#### [To do]
Everything in the data should be repeated exactly, save for the images.

^^^^^^^^^^^^^^^^

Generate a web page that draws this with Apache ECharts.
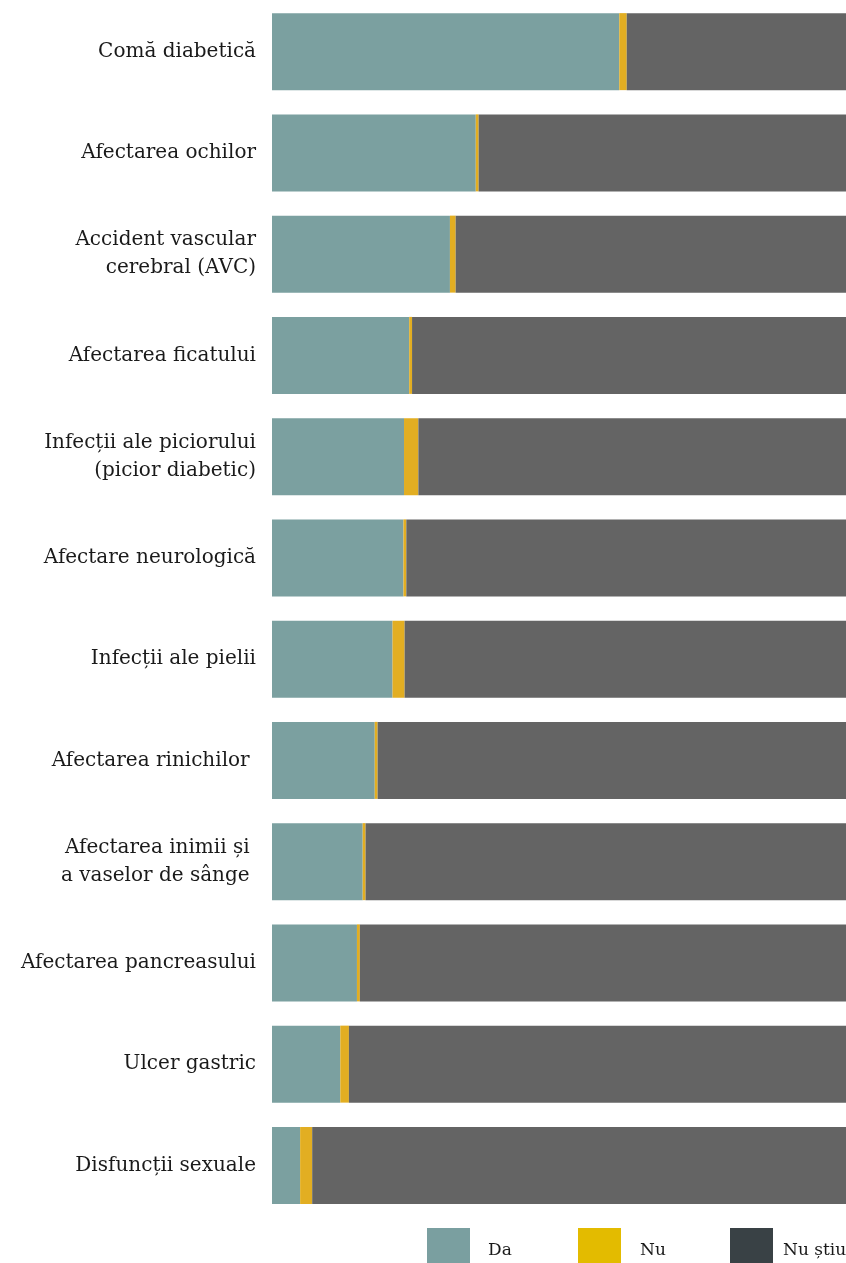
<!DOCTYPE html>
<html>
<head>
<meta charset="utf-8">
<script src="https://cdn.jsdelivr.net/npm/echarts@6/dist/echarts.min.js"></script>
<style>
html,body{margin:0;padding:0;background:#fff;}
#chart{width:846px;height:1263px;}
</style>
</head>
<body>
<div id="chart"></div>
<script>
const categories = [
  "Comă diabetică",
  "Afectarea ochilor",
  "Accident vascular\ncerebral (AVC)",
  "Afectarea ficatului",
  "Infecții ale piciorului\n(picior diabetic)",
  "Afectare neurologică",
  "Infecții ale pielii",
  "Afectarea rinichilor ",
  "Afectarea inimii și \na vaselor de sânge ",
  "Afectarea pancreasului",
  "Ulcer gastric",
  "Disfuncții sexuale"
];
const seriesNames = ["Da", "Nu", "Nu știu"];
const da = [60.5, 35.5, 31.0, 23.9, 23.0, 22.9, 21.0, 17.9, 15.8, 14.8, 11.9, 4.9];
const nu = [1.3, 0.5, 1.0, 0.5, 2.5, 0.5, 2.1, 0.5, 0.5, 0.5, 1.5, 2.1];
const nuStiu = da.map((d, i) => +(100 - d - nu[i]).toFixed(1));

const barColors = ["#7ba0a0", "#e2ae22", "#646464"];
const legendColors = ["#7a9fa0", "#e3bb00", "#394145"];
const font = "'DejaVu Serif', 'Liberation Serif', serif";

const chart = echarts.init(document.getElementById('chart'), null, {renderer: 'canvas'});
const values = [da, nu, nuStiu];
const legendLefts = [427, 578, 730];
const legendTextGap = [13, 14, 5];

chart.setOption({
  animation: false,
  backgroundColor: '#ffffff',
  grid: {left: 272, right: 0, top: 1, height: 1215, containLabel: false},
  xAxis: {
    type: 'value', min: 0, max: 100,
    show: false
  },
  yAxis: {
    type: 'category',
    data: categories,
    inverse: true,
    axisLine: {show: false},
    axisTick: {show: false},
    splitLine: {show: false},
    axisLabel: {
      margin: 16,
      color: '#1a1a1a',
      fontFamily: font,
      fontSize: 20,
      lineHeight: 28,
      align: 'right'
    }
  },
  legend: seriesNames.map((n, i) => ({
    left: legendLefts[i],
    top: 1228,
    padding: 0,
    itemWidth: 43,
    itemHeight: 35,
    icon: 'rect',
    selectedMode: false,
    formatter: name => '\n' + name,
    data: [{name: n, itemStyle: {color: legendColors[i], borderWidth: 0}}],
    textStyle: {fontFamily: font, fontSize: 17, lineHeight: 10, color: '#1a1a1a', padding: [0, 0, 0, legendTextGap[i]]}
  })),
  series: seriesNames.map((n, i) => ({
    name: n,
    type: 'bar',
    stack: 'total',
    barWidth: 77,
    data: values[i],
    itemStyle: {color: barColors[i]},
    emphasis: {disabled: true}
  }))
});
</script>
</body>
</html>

^^^^^^^^^^^^^^^^

#### [Worked solution]
Generate a web page that draws this with Apache ECharts.
<!DOCTYPE html>
<html>
<head>
<meta charset="utf-8">
<script src="https://cdn.jsdelivr.net/npm/echarts@6/dist/echarts.min.js"></script>
<style>
html,body{margin:0;padding:0;background:#fff;}
#chart{width:846px;height:1263px;}
</style>
</head>
<body>
<div id="chart"></div>
<script>
const categories = [
  "Comă diabetică",
  "Afectarea ochilor",
  "Accident vascular\ncerebral (AVC)",
  "Afectarea ficatului",
  "Infecții ale piciorului\n(picior diabetic)",
  "Afectare neurologică",
  "Infecții ale pielii",
  "Afectarea rinichilor ",
  "Afectarea inimii și \na vaselor de sânge ",
  "Afectarea pancreasului",
  "Ulcer gastric",
  "Disfuncții sexuale"
];
const seriesNames = ["Da", "Nu", "Nu știu"];
const da = [60.5, 35.5, 31.0, 23.9, 23.0, 22.9, 21.0, 17.9, 15.8, 14.8, 11.9, 4.9];
const nu = [1.3, 0.5, 1.0, 0.5, 2.5, 0.5, 2.1, 0.5, 0.5, 0.5, 1.5, 2.1];
const nuStiu = da.map((d, i) => +(100 - d - nu[i]).toFixed(1));

const barColors = ["#7ba0a0", "#e2ae22", "#646464"];
const legendColors = ["#7a9fa0", "#e3bb00", "#394145"];
const font = "'DejaVu Serif', 'Liberation Serif', serif";

const chart = echarts.init(document.getElementById('chart'), null, {renderer: 'canvas'});
const values = [da, nu, nuStiu];
const legendLefts = [427, 578, 730];
const legendTextGap = [13, 14, 5];

chart.setOption({
  animation: false,
  backgroundColor: '#ffffff',
  grid: {left: 272, right: 0, top: 1, height: 1215, containLabel: false},
  xAxis: {
    type: 'value', min: 0, max: 100,
    show: false
  },
  yAxis: {
    type: 'category',
    data: categories,
    inverse: true,
    axisLine: {show: false},
    axisTick: {show: false},
    splitLine: {show: false},
    axisLabel: {
      margin: 16,
      color: '#1a1a1a',
      fontFamily: font,
      fontSize: 20,
      lineHeight: 28,
      align: 'right'
    }
  },
  legend: seriesNames.map((n, i) => ({
    left: legendLefts[i],
    top: 1228,
    padding: 0,
    itemWidth: 43,
    itemHeight: 35,
    icon: 'rect',
    selectedMode: false,
    formatter: name => '\n' + name,
    data: [{name: n, itemStyle: {color: legendColors[i], borderWidth: 0}}],
    textStyle: {fontFamily: font, fontSize: 17, lineHeight: 10, color: '#1a1a1a', padding: [0, 0, 0, legendTextGap[i]]}
  })),
  series: seriesNames.map((n, i) => ({
    name: n,
    type: 'bar',
    stack: 'total',
    barWidth: 77,
    data: values[i],
    itemStyle: {color: barColors[i]},
    emphasis: {disabled: true}
  }))
});
</script>
</body>
</html>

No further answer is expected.